May 26, 2024

Scieron

Health know-how

Another Study Favors Cannabis Over Opioids for Chronic Pain

It is no secret that chronic pain is the number one condition for which medical cannabis is used. Although some researchers insist that its effectiveness as a pain reliever is due almost entirely to the placebo effect, the fact still remains that people experience pain relief with cannabis. But what about cannabis compared to opioids?

Yet another study, this one published in late 2023, clearly favors medical cannabis over opioids for chronic paying. It is the latest in a growing body of evidence suggesting that cannabis could be the answer to the opioid crisis. If we can cut down on the need for opioids by prescribing medical cannabis instead, we should be able to reduce the number of people who end up addicted to opioids after using them medicinally.

An Extensive Cohort Study

Researchers from New York State and CUNY conducted their cohort study with the help of 8,165 participating patients. The median age for just under half was fifty-seven. The total age range across the entire cohort was 44-62. All were using prescription opioids to manage chronic pain.

The study was designed to measure two things: the changes in opioid consumption among medical cannabis users and how duration affected those changes. When all was said and done, the researchers discovered some interesting things. Here are the study’s two key findings:

  1. Cannabis consumption for at least 30 days was associated with a significant reduction in opioid dosage.
  2. The higher the opioid dosage at baseline, the larger the reduction observed over time.

Researchers observed that substituting medical cannabis for opioids reduced total opioid consumption among patients. Furthermore, the difference between baseline consumption and reduction correlates directly with the original dosage. The higher that dosage is, the greater the reduction as a result of using medical cannabis.

The Best Reason for Promoting Cannabis

While I am neither a doctor nor a scientist, I believe this study backs up the best reason for promoting cannabis: getting people off of opioids. Even if medical cannabis did nothing else for patients, giving them an alternative to drugs we know are addictive and potentially fatal is a no-brainer. We do not need any other reason to approve medical cannabis at the federal level.

In my layperson’s opinion, prescribing cannabis as an alternative to opioid pain medications should not even need traditional FDA approval. The FDA could easily forego the normal approval process and rely on the existing studies. More than one study has reached the exact same conclusions.

Ignoring such studies only exacerbates the opioid crisis. If we are truly serious about solving that crisis, we need to get beyond our cannabis hangups and start dealing with reality. The data clearly demonstrates that medical cannabis is a viable alternative to dangerous narcotics.
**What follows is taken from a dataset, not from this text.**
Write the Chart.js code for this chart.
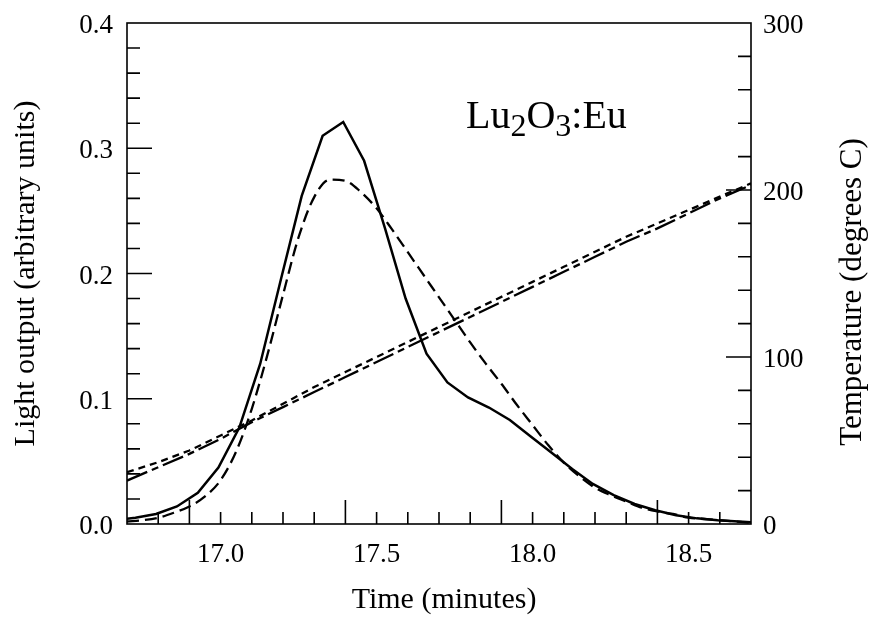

Why do we need any more proof?

It Can Be Controlled

Concerns about controlling medical cannabis abound in the states. That’s why states like Utah have such strict medical cannabis laws. But if nothing else, Utah regulations prove that cannabis can be controlled. Utah is a model state when it comes to developing a responsible medical cannabis program that serves both patients and the industry.

Industry players like Brigham City’s Beehive Farmacy say that Utah’s program works well. It works so well that more than 77,000 residents have medical cannabis cards. The market is working there. Meanwhile, chronic pain is the number one condition for which Utah residents get their cards.

Medical cannabis’ effectiveness as an opioid replacement is as plain as the nose on one’s face. Anyone willing to look can see the results for themselves.